“The right understanding of any matter and a misunderstanding of the same matter do not wholly exclude each other.”
–Franz Kafka, The Trial
When Kafka penned these words, the doctrine of forum non conveniens (FNC) was probably the furthest thing from his mind. But for those hearty souls who study FNC, the plight of Joseph K. — struggling for sense within the senseless — may seem all too familiar. Add in the rules surrounding enforcement of foreign judgments, and we have ourselves another fine example of life imitating art.
Thankfully, Professors Christopher Whytock (UC Irvine School of Law) and Cassandra Burke Robertson (Case Western Reserve University School of Law) have not only exposed the Kafkaesque nature of this little corner of the law, they have also mapped out some solutions. Download the full paper here. (My own work on FNC is available here and here.)
For folks who study FNC, the problem starts out in familiar way: Foreign plaintiffs bring suit in U.S. court against a multinational corporation; even though the U.S. court has both subject-matter and personal jurisdiction, the defendant moves for dismissal on FNC, and the court obliges. At this point, the conventional wisdom — the very wisdom the defendant relied upon when filing its motion — calls this a win for the defense. There is a reason why the plaintiffs filed the suit in U.S. court, and the defendant has just stripped them of that advantage. The case, presumably, will settle out of court, go away, or, even if it is litigated, the foreign court will not have the pro-plaintiff features associated with its U.S. counterpart.
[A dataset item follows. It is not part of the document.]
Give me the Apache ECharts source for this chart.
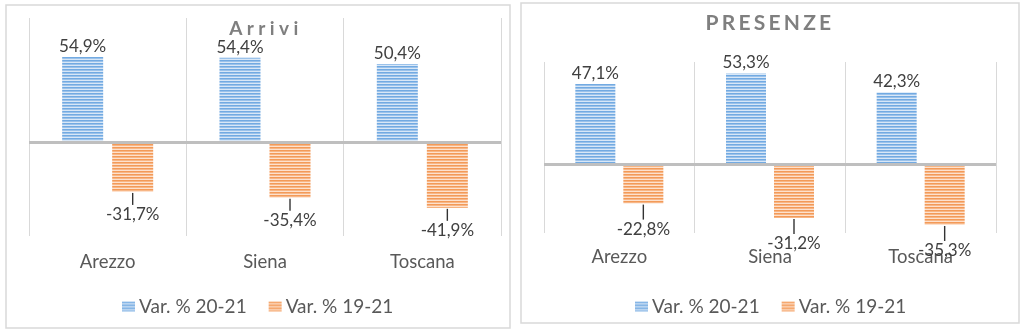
<!DOCTYPE html>
<html>
<head>
<meta charset="utf-8">
<script src="https://cdn.jsdelivr.net/npm/echarts@6/dist/echarts.min.js"></script>
<style>
  html, body { margin: 0; padding: 0; background: #fff; }
  #chart { width: 1024px; height: 331px; }
</style>
</head>
<body>
<div id="chart"></div>
<script>
// Percentage change of tourist arrivals and nights (presenze)
const categories = ['Arezzo', 'Siena', 'Toscana'];
const seriesNames = ['Var. % 20-21', 'Var. % 19-21'];
const arriviVar2021 = [54.9, 54.4, 50.4];
const arriviVar1921 = [-31.7, -35.4, -41.9];
const presenzeVar2021 = [47.1, 53.3, 42.3];
const presenzeVar1921 = [-22.8, -31.2, -35.3];
const arriviRange = [-60, 80];
const presenzeRange = [-40, 60];
const titles = ['Arrivi', 'PRESENZE'];

const FONT = 'Lato, "Noto Sans", sans-serif';
const TEXT = '#404040';
const AXIS_TEXT = '#595959';

// horizontal striped fill used by the bars and the legend icons
function stripes(dark, light) {
  const c = document.createElement('canvas');
  c.width = 8; c.height = 3;
  const ctx = c.getContext('2d');
  ctx.fillStyle = light;
  ctx.fillRect(0, 0, 8, 3);
  ctx.fillStyle = dark;
  ctx.fillRect(0, 0, 8, 1.6);
  return { image: c, repeat: 'repeat' };
}
const bluePattern = stripes('#72aae2', '#d8e7f7');
const orangePattern = stripes('#f39a58', '#fde1cd');

const pct = v => v.toFixed(1).replace('.', ',') + '%';

// spaced-out title letters
function spaced(str) {
  return str.split('').map(ch => '{t|' + ch + '}').join('');
}

function titleOpt(text, left, top, size, gap) {
  return {
    text: spaced(text),
    left: left, top: top, padding: 0,
    textStyle: {
      rich: { t: { fontFamily: FONT, fontWeight: 'bold', fontSize: size, color: '#7f7f7f', padding: [0, gap] } }
    }
  };
}

function legendOpt(left) {
  return {
    data: seriesNames,
    left: left, top: 292,
    itemWidth: 13, itemHeight: 10, itemGap: 22,
    icon: 'rect',
    textStyle: { fontFamily: FONT, fontSize: 19, color: AXIS_TEXT, padding: [0, 0, 0, -1] }
  };
}

function xAxisOpt(gridIndex, margin) {
  return {
    type: 'category', gridIndex: gridIndex, data: categories,
    axisLine: { show: false }, axisTick: { show: false },
    axisLabel: { fontFamily: FONT, fontSize: 18.5, color: AXIS_TEXT, margin: margin },
    splitLine: { show: true, lineStyle: { color: '#d9d9d9', width: 1 } }
  };
}

function yAxisOpt(gridIndex, range) {
  return { type: 'value', gridIndex: gridIndex, min: range[0], max: range[1], show: false, splitLine: { show: false } };
}

function posSeries(name, data, idx, barWidth, gap) {
  return {
    name: name, type: 'bar', xAxisIndex: idx, yAxisIndex: idx,
    data: data, barWidth: barWidth, barGap: gap,
    itemStyle: { color: bluePattern },
    label: { show: true, position: 'top', distance: 2, formatter: p => pct(p.value),
             fontFamily: FONT, fontSize: 17, color: TEXT },
    markLine: {
      silent: true, symbol: 'none', label: { show: false },
      lineStyle: { color: '#bfbfbf', width: 3, type: 'solid' },
      data: [{ yAxis: 0 }]
    },
    z: 2
  };
}

function negSeries(name, data, idx, barWidth, gap, lead) {
  return {
    name: name, type: 'bar', xAxisIndex: idx, yAxisIndex: idx,
    data: data, barWidth: barWidth, barGap: gap,
    itemStyle: { color: orangePattern },
    label: {
      show: true, position: 'bottom', distance: 1, align: 'center',
      formatter: p => '{l| }\n{v|' + pct(p.value) + '}',
      rich: {
        l: { width: 1.4, height: lead, fontSize: 4, backgroundColor: '#333333', align: 'center' },
        v: { fontFamily: FONT, fontSize: 17, color: TEXT, align: 'center', lineHeight: 20 }
      }
    },
    z: 2
  };
}

const chart = echarts.init(document.getElementById('chart'));
chart.setOption({
  backgroundColor: '#ffffff',
  animation: false,
  title: [ titleOpt(titles[0], 227, 19, 19, 2.2), titleOpt(titles[1], 704, 13, 21, 1.6) ],
  legend: [ legendOpt(117), legendOpt(630) ],
  grid: [
    { left: 29, right: 1024 - 501, top: 18, height: 218 },
    { left: 544, right: 1024 - 996, top: 62, height: 171 }
  ],
  xAxis: [ xAxisOpt(0, 17), xAxisOpt(1, 15) ],
  yAxis: [ yAxisOpt(0, arriviRange), yAxisOpt(1, presenzeRange) ],
  series: [
    posSeries(seriesNames[0], arriviVar2021, 0, 41, '22%'),
    negSeries(seriesNames[1], arriviVar1921, 0, 41, '22%', 12),
    posSeries(seriesNames[0], presenzeVar2021, 1, 40, '20%'),
    negSeries(seriesNames[1], presenzeVar1921, 1, 40, '20%', 15)
  ],
  graphic: [
    { type: 'rect', shape: { x: 6, y: 5, width: 504, height: 323 }, style: { fill: 'none', stroke: '#d9d9d9', lineWidth: 1.5 }, silent: true },
    { type: 'rect', shape: { x: 521, y: 3, width: 498, height: 320 }, style: { fill: 'none', stroke: '#d9d9d9', lineWidth: 1.5 }, silent: true }
  ]
});
</script>
</body>
</html>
But what happens when things don’t play out according to plan? What happens if, as occurred in the Chevron-Ecuador case, the foreign court flips the script and throws the book at the corporate defendant? If the defendant has considerable assets in the foreign jurisdiction, it may just have to accept its losses. But what if, as is often the case, the assets needed to satisfy the judgment are back in the U.S., and the plaintiff brings an action to enforce the judgment in U.S. court?
One might presume that the arguments and judicial determinations that informed the FNC decision — that the foreign court was available and adequate — would preclude the defendant from attacking the enforceability of the judgment. If the foreign forum was legitimate enough to hear the case, doesn’t it follow logically that the resulting judgment is enforceable? Certainly, the defendant at the enforcement stage shouldn’t be able to argue that the court was politicized and biased, incapable of rendering a just verdict. These arguments would be flatly inconsistent with the arguments made at the FNC stage. The law can’t possibly allow this sort of backpedaling, right?
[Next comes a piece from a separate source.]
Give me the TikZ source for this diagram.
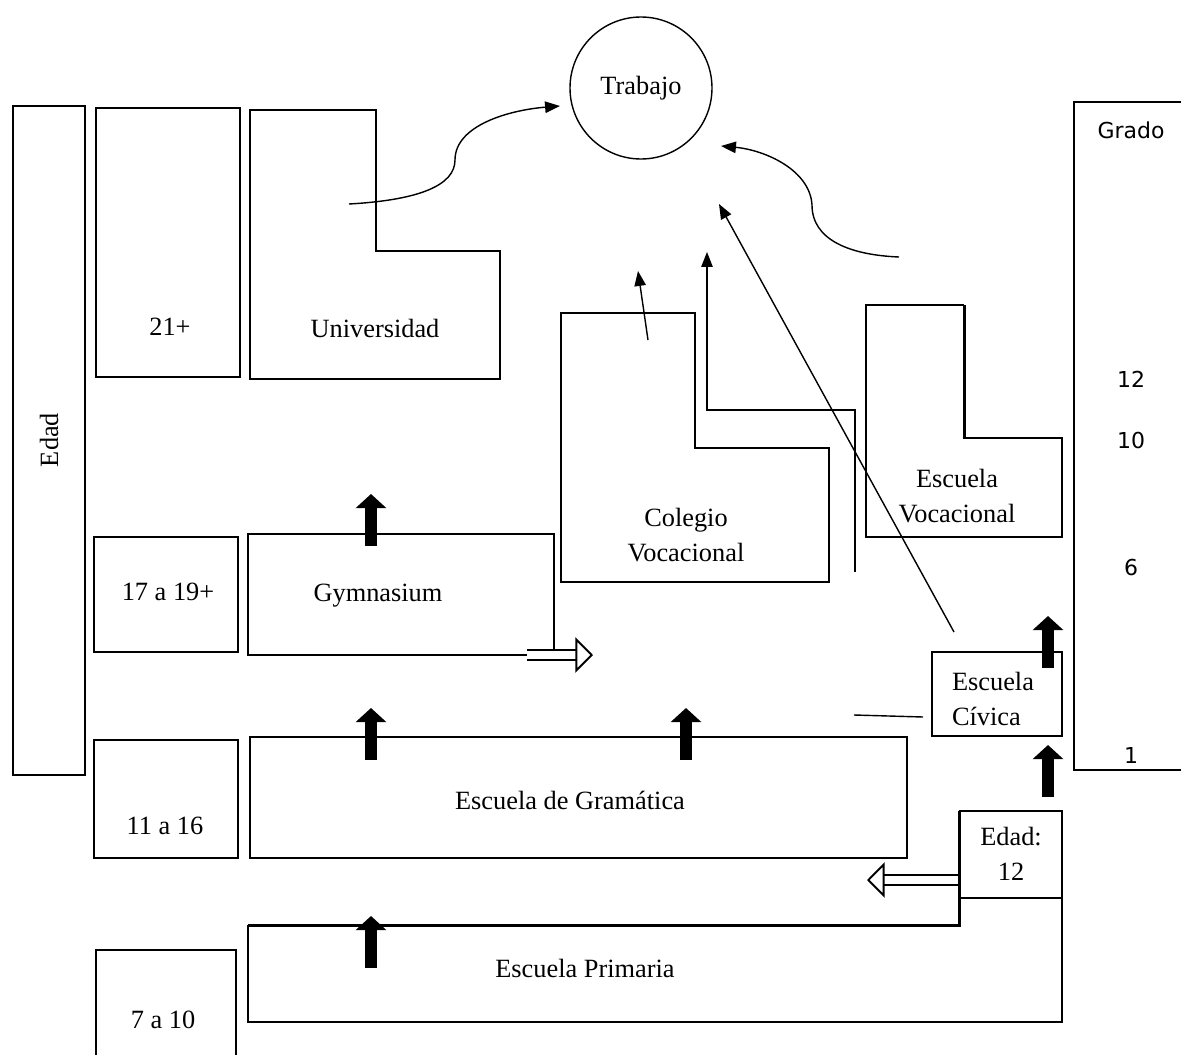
\documentclass[tikz,border=0pt]{standalone}
\usepackage{fontspec}
\setmainfont{Liberation Serif}
\newfontfamily\gradofont{DejaVu Sans}
\usetikzlibrary{arrows.meta}

\tikzset{
  outline/.style={line width=0.8pt},
  heavy/.style={line width=1.7pt},
  lbl/.style={font=\fontsize{15}{20}\selectfont, align=center, inner sep=0pt},
  grado/.style={font=\gradofont\fontsize{12.5}{14}\selectfont, inner sep=0pt},
  flow/.style={line width=0.8pt, -{Triangle[width=6.5pt,length=8.5pt]}},
  uparrow/.style={line width=7pt, -{Triangle[width=17pt,length=8pt]}},
  hollow/.style={double, double distance=5pt, line width=1.1pt,
    -{Triangle[width=20pt,length=10pt,fill=white,line width=1.1pt]}}
}

\begin{document}
\begin{tikzpicture}[x=0.02cm, y=-0.02cm]
  \useasboundingbox (0,0) rectangle (1181,1055);

  % Edad column
  \draw[outline] (13,106) rectangle (85,775);
  \node[lbl, rotate=90] (edad) at (49,440) {Edad};
  \draw[outline] (96,108) rectangle (240,377);
  \node[lbl] (age21) at (170,327) {21+};
  \draw[outline] (94,537) rectangle (238,652);
  \node[lbl] (age17) at (168,592) {17 a 19+};
  \draw[outline] (94,740) rectangle (238,858);
  \node[lbl] (age11) at (165,826) {11 a 16};
  \draw[outline] (96,1070) -- (96,950) -- (236,950) -- (236,1070);
  \node[lbl] (age7) at (163,1020) {7 a 10};

  % Grado column
  \draw[outline] (1074,102) rectangle (1190,770);
  \node[grado] (gradotitle) at (1131,130) {Grado};
  \foreach \y/\g in {379/12, 441/10, 567/6, 755/1}
    \node[grado] (grado\g) at (1131,\y) {\g};

  % Trabajo
  \node[draw, outline, circle, minimum size=142*0.02cm, lbl] (trabajo) at (641,88) {Trabajo};

  % Schools
  \draw[outline] (250,110) -- (376,110) -- (376,251) -- (500,251) -- (500,379) -- (250,379) -- cycle;
  \node[lbl] (uni) at (375,328) {Universidad};
  \draw[outline] (561,313) -- (695,313) -- (695,448) -- (829,448) -- (829,582) -- (561,582) -- cycle;
  \node[lbl] (colegio) at (686,535) {Colegio\\Vocacional};
  \draw[outline] (964,438) -- (1062,438) -- (1062,537) -- (866,537) -- (866,305) -- (964,305);
  \draw[heavy] (964,305) -- (964,438) -- (1062,438);
  \node[lbl] (escvoc) at (957,496) {Escuela\\Vocacional};
  \draw[outline] (248,534) rectangle (554,655);
  \node[lbl] (gym) at (378,596) {Gymnasium};
  \draw[outline] (250,737) rectangle (907,858);
  \node[lbl] (gram) at (570,800) {Escuela de Gramática};
  \draw[outline] (932,652) rectangle (1062,736);
  \node[lbl, align=left] (civica) at (993,699) {Escuela\\Cívica};
  \draw[outline] (960,811) rectangle (1062,898);
  \draw[heavy] (959,811) -- (959,925) -- (248,925);
  \node[lbl] (edad12) at (1011,854) {Edad:\\12};
  \draw[outline] (248,925) -- (248,1022) -- (1062,1022) -- (1062,898);
  \node[lbl] (primaria) at (585,968) {Escuela Primaria};

  % Paths to Trabajo
  \coordinate (uniout) at (349,204);
  \coordinate (trabin1) at (560,106);
  \coordinate (vocout) at (899,257);
  \coordinate (trabin2) at (721,146);
  \draw[flow] (uniout) .. controls (420,200) and (455,185) .. (455,160)
    .. controls (455,125) and (510,110) .. (trabin1);
  \draw[flow] (vocout) .. controls (850,255) and (812,240) .. (812,205)
    .. controls (810,170) and (765,150) .. (trabin2);
  \coordinate (colout) at (648,340);
  \coordinate (colin) at (638,271);
  \draw[flow] (colout) -- (colin);
  \coordinate (sideout) at (855,572);
  \coordinate (sidein) at (707,252);
  \draw[flow] (sideout) -- (855,410) -- (707,410) -- (sidein);
  \coordinate (civout) at (954,632);
  \coordinate (civin) at (719,204);
  \draw[flow] (civout) -- (civin);
  \coordinate (gramout) at (854,715);
  \coordinate (civleft) at (923,717);
  \draw[outline] (gramout) -- (civleft);

  % Block arrows
  \foreach \x/\y in {371/546, 371/760, 686/760, 371/968, 1048/668, 1048/797}
    \draw[uparrow] (\x,\y) -- ++(0,-52);
  \draw[hollow] (527,655) -- (593,655);
  \draw[hollow] (958,880) -- (867,880);
\end{tikzpicture}
\end{document}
As Whytock and Robertson explain, “under existing law these seemingly inconsistent arguments are not necessarily inconsistent at all.” Rather, they are spawned and given life by a doctrinal mismatch between the rules of FNC and those of enforcement of foreign judgments. How can this be? Whytock and Robert break it down like this:
The forum non conveniens doctrine’s foreign judicial adequacy standard is lenient, plaintiff-focused and ex ante, but the judgment enforcement doctrine’s standard is relatively strict, defendant-focused, and ex post. Therefore, the same foreign judiciary may be adequate for a forum non conveniens dismissal, but inadequate for purposes of enforcing an ensuing foreign judgment.
The upshot is rather disturbing:
[T]hese different standards can create a transnational access-to-justice gap: A plaintiff may be denied both court access in the United States and a remedy based on the foreign court’s judgment.
If that isn’t Kakfkaesque, then I don’t what is.
Rather than just exposing the problem — important work in its own right — Whytock and Robertson offer up some sensible ways to extricate ourselves from this mess. They propose doctrinal modifications at both the FNC stage and at the judgment enforcement stage, summarizing the adjustments as follows:
At the forum non conveniens stage, U.S. courts should apply the same foreign judicial adequacy standard that they apply at the judgment enforcement stage; insist on adequacy not only for the plaintiff, but also for the defendant; rigorously apply the Supreme Court’s enforceability factor; require a supporting certification from the defendant; and include a so-called “return jurisdiction clause” in orders dismissing suits on forum non conveniens grounds. At the enforcement stage, when the defendant has successfully moved to dismiss a suit in favor of a foreign court on forum non conveniens grounds and the foreign court has entered a judgment against the defendant, courts should apply estoppel principles to prevent defendants from changing positions regarding the adequacy of its proposed foreign judiciary; they ordinarily should not accept case-specific defenses against enforcement; they should impose the risks of reasonably foreseeable postdismissal changes in foreign judicial adequacy on defendants; and they should expedite enforcement proceedings.